Charts and diagrams as code:
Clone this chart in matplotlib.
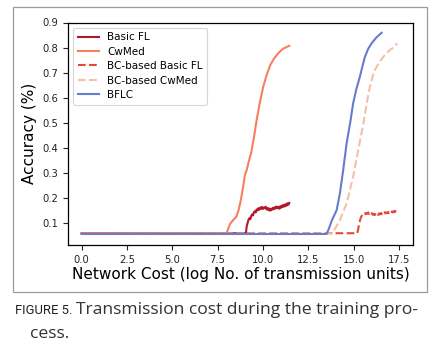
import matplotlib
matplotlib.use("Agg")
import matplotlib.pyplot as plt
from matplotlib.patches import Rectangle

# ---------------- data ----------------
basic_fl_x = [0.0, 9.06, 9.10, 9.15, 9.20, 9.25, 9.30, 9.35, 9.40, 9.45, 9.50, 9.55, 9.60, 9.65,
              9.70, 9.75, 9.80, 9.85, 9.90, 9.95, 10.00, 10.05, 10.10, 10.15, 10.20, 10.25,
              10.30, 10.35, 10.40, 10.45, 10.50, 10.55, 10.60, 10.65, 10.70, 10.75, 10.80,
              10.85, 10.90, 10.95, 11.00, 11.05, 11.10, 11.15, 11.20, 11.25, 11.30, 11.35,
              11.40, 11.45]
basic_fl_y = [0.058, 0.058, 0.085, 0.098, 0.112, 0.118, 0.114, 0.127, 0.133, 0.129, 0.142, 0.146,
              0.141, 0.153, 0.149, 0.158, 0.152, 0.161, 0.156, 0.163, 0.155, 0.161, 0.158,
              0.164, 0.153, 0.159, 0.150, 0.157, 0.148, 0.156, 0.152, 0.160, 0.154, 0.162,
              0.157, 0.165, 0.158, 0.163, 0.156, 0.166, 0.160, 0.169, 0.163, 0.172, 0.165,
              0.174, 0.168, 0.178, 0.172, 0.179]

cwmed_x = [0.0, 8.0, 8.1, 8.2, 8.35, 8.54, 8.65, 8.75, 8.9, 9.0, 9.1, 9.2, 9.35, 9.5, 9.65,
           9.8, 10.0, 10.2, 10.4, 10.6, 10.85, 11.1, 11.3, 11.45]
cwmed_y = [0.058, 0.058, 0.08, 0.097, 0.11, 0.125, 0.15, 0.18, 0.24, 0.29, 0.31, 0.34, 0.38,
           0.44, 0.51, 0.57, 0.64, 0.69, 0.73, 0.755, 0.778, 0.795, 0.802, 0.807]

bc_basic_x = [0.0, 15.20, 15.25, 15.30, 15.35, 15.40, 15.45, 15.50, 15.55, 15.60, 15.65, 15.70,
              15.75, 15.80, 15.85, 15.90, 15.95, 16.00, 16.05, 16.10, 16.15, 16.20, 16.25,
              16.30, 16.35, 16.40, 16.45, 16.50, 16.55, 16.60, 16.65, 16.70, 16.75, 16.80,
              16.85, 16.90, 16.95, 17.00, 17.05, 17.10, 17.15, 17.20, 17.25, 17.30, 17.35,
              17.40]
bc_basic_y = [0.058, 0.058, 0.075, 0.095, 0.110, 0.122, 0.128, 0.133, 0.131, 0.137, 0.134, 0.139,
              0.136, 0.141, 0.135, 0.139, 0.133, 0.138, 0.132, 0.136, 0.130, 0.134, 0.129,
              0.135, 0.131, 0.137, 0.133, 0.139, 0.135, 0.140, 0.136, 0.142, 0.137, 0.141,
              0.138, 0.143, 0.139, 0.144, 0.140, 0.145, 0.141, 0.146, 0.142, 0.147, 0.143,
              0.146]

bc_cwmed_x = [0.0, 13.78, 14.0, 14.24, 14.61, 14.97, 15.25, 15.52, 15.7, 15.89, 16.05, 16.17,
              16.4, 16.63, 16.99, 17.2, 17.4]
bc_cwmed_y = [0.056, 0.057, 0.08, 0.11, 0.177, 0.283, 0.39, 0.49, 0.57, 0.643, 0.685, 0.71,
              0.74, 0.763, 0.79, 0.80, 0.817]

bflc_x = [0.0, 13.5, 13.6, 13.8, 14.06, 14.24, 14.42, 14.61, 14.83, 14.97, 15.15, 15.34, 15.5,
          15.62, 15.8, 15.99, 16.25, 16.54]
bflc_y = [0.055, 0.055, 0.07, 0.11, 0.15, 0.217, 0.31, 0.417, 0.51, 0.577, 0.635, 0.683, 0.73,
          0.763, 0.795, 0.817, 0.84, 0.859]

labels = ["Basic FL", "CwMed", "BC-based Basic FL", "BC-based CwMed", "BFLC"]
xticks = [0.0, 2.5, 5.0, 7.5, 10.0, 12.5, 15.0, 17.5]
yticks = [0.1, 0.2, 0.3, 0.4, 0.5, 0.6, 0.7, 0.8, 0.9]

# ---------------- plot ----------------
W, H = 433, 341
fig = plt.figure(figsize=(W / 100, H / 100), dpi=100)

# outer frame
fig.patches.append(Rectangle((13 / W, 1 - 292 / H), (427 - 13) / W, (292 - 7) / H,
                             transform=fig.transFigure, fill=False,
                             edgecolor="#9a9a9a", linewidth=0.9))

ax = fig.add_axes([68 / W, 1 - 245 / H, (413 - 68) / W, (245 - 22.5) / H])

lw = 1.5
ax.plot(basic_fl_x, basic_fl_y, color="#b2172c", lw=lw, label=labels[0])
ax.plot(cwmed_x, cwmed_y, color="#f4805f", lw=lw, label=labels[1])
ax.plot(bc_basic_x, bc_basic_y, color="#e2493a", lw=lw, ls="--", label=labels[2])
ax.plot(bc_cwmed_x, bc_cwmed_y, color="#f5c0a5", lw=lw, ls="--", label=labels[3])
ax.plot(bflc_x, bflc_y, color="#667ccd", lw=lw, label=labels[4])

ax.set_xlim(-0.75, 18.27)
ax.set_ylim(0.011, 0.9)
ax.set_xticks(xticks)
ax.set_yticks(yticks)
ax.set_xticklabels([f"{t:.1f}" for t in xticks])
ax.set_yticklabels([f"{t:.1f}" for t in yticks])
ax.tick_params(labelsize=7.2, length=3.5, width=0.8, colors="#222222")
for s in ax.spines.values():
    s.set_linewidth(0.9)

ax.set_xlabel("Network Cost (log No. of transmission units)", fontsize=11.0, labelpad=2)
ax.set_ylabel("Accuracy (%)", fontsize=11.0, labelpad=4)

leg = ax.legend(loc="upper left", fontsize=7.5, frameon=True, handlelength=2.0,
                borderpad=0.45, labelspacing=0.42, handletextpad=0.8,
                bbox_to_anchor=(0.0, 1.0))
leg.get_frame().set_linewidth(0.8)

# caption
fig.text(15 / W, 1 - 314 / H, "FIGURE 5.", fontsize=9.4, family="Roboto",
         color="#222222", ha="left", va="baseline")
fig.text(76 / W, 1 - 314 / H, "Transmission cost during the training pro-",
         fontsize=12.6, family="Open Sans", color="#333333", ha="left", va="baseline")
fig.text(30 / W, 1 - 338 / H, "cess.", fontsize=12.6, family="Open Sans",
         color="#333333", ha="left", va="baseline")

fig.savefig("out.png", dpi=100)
---
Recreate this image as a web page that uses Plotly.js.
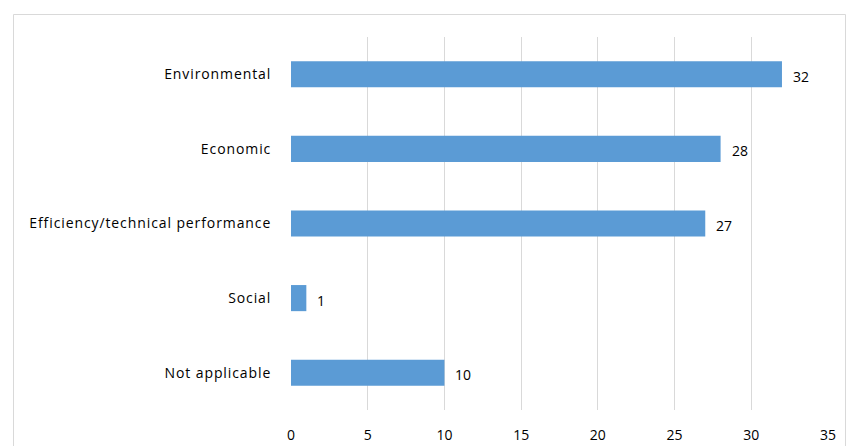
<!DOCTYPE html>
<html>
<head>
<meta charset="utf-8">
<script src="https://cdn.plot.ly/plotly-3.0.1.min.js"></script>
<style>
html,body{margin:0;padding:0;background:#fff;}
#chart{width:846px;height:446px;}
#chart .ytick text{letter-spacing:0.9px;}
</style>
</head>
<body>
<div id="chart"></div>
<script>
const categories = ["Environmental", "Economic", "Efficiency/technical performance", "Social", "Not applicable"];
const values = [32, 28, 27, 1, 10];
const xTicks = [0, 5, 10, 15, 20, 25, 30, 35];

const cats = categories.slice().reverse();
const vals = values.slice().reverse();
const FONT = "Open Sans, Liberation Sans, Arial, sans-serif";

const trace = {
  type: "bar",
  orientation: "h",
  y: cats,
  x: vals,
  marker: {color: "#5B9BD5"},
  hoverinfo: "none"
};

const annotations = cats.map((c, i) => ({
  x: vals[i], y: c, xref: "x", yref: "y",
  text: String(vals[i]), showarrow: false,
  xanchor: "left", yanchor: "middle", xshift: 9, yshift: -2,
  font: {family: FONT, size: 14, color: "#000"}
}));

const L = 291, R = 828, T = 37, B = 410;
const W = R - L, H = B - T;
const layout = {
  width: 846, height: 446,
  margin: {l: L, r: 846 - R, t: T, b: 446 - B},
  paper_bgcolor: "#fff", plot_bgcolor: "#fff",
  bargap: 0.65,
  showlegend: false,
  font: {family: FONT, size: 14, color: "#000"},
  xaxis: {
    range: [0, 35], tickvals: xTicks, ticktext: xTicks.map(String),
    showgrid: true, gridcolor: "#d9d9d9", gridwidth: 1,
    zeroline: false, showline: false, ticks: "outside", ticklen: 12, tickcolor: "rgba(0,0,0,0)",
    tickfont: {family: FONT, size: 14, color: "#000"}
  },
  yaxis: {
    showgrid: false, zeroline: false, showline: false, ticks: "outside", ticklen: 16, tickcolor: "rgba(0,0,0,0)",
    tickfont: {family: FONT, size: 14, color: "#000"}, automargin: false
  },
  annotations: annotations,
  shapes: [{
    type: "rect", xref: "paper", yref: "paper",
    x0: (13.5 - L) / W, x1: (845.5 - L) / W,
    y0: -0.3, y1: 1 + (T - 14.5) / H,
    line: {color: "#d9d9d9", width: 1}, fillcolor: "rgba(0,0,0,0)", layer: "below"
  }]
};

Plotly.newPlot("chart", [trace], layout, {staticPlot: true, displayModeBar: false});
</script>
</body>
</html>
--
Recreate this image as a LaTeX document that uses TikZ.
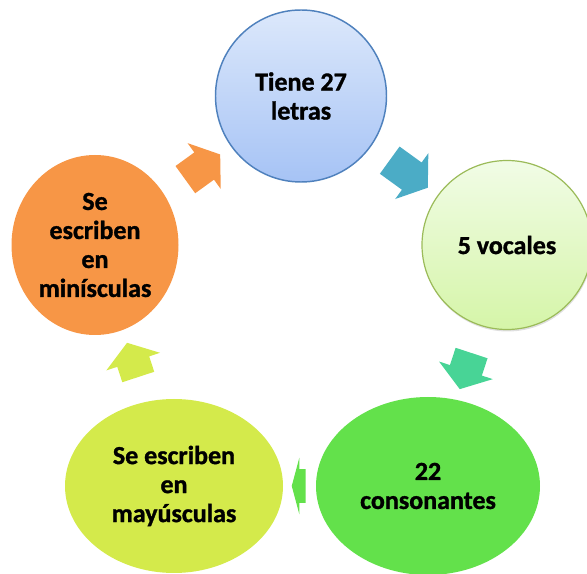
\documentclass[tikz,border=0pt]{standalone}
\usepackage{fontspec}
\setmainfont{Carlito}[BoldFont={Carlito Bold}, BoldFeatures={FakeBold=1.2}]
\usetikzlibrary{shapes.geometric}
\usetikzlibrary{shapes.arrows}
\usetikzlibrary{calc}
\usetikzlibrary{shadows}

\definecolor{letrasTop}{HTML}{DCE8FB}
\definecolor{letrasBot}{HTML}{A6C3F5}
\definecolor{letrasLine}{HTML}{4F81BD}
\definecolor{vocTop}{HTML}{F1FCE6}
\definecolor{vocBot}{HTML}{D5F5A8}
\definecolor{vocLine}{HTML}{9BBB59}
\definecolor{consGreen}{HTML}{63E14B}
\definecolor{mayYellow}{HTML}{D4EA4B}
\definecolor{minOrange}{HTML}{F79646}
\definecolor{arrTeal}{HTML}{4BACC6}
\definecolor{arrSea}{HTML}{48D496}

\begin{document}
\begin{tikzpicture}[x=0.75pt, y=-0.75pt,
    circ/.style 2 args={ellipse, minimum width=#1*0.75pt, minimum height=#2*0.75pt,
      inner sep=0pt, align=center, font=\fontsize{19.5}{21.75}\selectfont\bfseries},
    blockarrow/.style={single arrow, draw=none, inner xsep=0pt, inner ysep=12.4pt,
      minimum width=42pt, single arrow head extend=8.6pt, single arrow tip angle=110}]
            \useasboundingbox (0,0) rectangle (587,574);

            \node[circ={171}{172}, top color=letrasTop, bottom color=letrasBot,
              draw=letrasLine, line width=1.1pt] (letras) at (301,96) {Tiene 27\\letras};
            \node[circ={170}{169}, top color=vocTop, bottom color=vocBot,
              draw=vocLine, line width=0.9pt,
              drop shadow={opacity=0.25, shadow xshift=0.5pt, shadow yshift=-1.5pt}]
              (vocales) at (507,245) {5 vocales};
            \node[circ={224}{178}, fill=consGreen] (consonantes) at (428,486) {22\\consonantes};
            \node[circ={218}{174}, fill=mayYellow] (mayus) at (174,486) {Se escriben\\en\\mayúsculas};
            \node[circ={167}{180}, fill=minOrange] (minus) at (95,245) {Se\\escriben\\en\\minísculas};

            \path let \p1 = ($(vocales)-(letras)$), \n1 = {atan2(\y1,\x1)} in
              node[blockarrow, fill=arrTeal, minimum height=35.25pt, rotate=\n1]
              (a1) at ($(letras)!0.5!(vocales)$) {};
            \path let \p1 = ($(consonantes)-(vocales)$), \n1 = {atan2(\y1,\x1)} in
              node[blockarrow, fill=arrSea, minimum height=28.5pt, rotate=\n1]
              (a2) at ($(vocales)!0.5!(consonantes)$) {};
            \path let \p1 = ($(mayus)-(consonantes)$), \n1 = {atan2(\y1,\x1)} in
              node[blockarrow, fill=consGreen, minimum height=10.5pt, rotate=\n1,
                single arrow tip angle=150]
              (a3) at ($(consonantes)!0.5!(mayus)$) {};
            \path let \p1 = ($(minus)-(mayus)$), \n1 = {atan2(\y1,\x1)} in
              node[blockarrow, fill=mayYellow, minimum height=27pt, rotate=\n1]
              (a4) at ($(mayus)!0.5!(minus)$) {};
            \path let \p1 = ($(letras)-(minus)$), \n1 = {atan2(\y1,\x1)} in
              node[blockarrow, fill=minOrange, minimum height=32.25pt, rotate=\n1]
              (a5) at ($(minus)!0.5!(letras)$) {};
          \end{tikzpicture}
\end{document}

▶ [AIM OF THE TASK]:
In the listing, find all lines with the string "matplotlib" and copy them.

▶ [SOLUTION]:
Clone this chart in matplotlib.
import matplotlib
matplotlib.use("Agg")
import matplotlib.pyplot as plt
from matplotlib.patches import Rectangle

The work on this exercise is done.